> Task inputs:
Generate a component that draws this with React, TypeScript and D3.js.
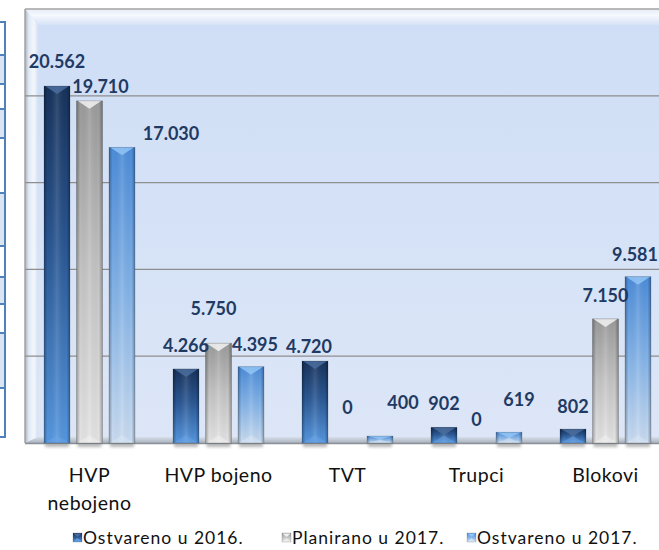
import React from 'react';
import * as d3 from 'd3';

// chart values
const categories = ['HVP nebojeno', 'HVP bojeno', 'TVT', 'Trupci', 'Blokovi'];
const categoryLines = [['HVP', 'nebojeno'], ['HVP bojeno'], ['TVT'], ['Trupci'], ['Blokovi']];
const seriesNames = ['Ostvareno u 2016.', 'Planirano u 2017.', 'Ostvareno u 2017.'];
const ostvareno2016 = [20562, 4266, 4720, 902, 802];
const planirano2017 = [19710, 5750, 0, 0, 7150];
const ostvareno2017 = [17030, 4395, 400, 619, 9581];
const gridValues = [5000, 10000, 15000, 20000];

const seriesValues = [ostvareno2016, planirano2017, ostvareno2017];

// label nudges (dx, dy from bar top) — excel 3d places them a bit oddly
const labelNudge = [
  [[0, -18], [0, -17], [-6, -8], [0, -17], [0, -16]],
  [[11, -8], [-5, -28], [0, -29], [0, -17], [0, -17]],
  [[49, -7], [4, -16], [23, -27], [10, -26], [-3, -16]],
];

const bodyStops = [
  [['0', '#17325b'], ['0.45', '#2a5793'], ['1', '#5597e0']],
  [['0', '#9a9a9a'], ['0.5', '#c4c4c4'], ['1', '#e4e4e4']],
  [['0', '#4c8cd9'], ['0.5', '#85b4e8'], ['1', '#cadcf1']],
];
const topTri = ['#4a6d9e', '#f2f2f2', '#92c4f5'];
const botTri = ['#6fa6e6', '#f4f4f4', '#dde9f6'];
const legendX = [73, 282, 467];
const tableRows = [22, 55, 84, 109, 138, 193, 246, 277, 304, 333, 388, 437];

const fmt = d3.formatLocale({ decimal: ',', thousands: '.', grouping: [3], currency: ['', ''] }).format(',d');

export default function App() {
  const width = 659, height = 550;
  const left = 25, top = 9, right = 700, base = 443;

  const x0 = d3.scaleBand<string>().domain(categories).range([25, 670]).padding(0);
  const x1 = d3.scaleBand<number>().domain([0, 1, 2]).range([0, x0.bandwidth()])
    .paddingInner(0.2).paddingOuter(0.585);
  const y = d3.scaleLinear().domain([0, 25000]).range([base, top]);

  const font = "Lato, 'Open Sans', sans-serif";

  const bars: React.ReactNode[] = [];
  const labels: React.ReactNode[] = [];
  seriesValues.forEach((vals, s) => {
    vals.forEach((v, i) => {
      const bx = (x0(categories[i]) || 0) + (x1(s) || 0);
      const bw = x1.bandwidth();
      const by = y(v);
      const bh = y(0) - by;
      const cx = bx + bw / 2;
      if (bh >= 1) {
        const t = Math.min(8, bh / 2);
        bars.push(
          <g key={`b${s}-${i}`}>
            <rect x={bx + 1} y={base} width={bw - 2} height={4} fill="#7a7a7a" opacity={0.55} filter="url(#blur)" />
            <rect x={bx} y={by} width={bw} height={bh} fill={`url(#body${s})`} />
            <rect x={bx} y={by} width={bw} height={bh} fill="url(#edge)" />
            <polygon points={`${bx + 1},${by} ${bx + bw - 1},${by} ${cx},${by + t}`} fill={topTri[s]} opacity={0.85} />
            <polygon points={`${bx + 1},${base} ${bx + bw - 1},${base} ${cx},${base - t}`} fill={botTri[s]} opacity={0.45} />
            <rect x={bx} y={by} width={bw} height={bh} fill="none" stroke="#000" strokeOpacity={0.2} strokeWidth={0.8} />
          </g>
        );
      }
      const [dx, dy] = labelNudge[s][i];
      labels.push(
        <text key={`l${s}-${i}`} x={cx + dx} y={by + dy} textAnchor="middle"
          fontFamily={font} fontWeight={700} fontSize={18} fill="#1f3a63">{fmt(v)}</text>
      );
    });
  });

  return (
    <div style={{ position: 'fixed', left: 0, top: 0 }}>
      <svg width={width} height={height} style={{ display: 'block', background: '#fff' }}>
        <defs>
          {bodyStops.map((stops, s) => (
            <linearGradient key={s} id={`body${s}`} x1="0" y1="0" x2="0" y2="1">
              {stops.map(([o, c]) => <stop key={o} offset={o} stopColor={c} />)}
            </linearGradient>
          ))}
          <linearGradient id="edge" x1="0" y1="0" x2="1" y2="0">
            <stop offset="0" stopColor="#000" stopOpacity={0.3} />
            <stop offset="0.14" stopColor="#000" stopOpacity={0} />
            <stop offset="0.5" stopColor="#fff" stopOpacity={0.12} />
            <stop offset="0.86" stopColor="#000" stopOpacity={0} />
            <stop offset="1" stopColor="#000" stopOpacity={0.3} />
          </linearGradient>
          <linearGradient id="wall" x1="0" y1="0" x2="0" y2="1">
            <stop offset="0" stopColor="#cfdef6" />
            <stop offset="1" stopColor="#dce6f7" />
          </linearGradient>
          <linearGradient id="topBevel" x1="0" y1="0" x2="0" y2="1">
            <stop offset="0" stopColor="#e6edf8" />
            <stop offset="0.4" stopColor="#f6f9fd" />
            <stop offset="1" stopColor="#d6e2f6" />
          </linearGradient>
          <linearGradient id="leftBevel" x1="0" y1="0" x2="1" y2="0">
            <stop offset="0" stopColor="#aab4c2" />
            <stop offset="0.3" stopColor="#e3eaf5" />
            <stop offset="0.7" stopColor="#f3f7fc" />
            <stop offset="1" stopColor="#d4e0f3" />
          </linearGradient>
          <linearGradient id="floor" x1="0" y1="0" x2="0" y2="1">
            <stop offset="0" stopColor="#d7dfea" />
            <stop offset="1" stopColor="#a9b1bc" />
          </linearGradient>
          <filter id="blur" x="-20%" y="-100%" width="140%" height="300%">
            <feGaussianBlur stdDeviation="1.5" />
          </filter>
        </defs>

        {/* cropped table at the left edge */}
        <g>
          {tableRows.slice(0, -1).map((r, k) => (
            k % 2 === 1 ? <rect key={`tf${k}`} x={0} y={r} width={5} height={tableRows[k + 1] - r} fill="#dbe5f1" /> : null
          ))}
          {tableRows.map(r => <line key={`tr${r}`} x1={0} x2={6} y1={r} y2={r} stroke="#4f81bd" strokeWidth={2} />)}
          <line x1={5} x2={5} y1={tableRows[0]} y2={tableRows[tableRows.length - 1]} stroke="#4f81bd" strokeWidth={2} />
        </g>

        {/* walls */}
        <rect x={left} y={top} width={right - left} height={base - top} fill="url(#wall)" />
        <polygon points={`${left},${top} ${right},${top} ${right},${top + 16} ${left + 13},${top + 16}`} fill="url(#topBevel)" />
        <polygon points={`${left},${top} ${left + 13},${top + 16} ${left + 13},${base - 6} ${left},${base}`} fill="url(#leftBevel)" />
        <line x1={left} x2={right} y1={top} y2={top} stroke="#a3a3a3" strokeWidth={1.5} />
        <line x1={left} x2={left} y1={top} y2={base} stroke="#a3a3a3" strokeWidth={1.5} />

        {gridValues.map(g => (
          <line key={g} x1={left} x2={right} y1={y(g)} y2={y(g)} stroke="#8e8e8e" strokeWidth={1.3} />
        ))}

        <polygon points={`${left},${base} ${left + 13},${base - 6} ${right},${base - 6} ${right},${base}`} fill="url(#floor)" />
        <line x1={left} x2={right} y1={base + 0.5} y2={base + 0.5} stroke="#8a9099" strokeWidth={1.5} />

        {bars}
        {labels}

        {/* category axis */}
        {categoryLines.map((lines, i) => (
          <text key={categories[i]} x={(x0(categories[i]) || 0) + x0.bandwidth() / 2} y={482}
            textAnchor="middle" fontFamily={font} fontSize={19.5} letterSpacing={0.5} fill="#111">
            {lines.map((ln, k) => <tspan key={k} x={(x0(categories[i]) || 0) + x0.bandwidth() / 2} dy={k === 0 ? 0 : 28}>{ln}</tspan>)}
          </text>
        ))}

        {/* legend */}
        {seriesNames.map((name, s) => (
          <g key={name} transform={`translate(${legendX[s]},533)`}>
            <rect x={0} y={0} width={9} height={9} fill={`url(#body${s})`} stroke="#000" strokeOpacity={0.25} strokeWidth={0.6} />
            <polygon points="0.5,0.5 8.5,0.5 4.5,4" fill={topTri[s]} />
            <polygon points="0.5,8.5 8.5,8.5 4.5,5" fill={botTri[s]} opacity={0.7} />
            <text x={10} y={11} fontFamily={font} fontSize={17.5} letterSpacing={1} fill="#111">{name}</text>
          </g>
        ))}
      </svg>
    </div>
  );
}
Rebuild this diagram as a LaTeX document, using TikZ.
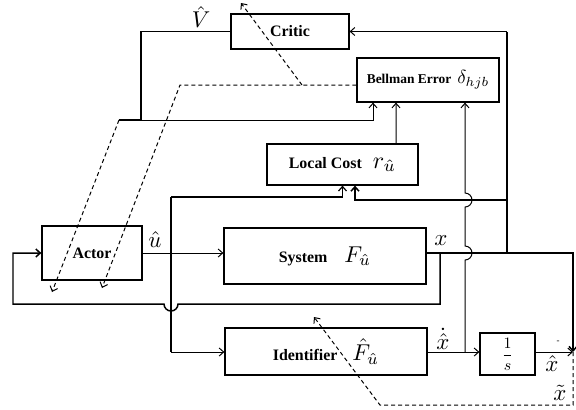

> What is required: Write out, word for word, the lines from the start of the data through the one holding "const gridValues = [5000, 10000, 15000, 20000];". Omit pictures.

> Output:
Generate a component that draws this with React, TypeScript and D3.js.
import React from 'react';
import * as d3 from 'd3';

// chart values
const categories = ['HVP nebojeno', 'HVP bojeno', 'TVT', 'Trupci', 'Blokovi'];
const categoryLines = [['HVP', 'nebojeno'], ['HVP bojeno'], ['TVT'], ['Trupci'], ['Blokovi']];
const seriesNames = ['Ostvareno u 2016.', 'Planirano u 2017.', 'Ostvareno u 2017.'];
const ostvareno2016 = [20562, 4266, 4720, 902, 802];
const planirano2017 = [19710, 5750, 0, 0, 7150];
const ostvareno2017 = [17030, 4395, 400, 619, 9581];
const gridValues = [5000, 10000, 15000, 20000];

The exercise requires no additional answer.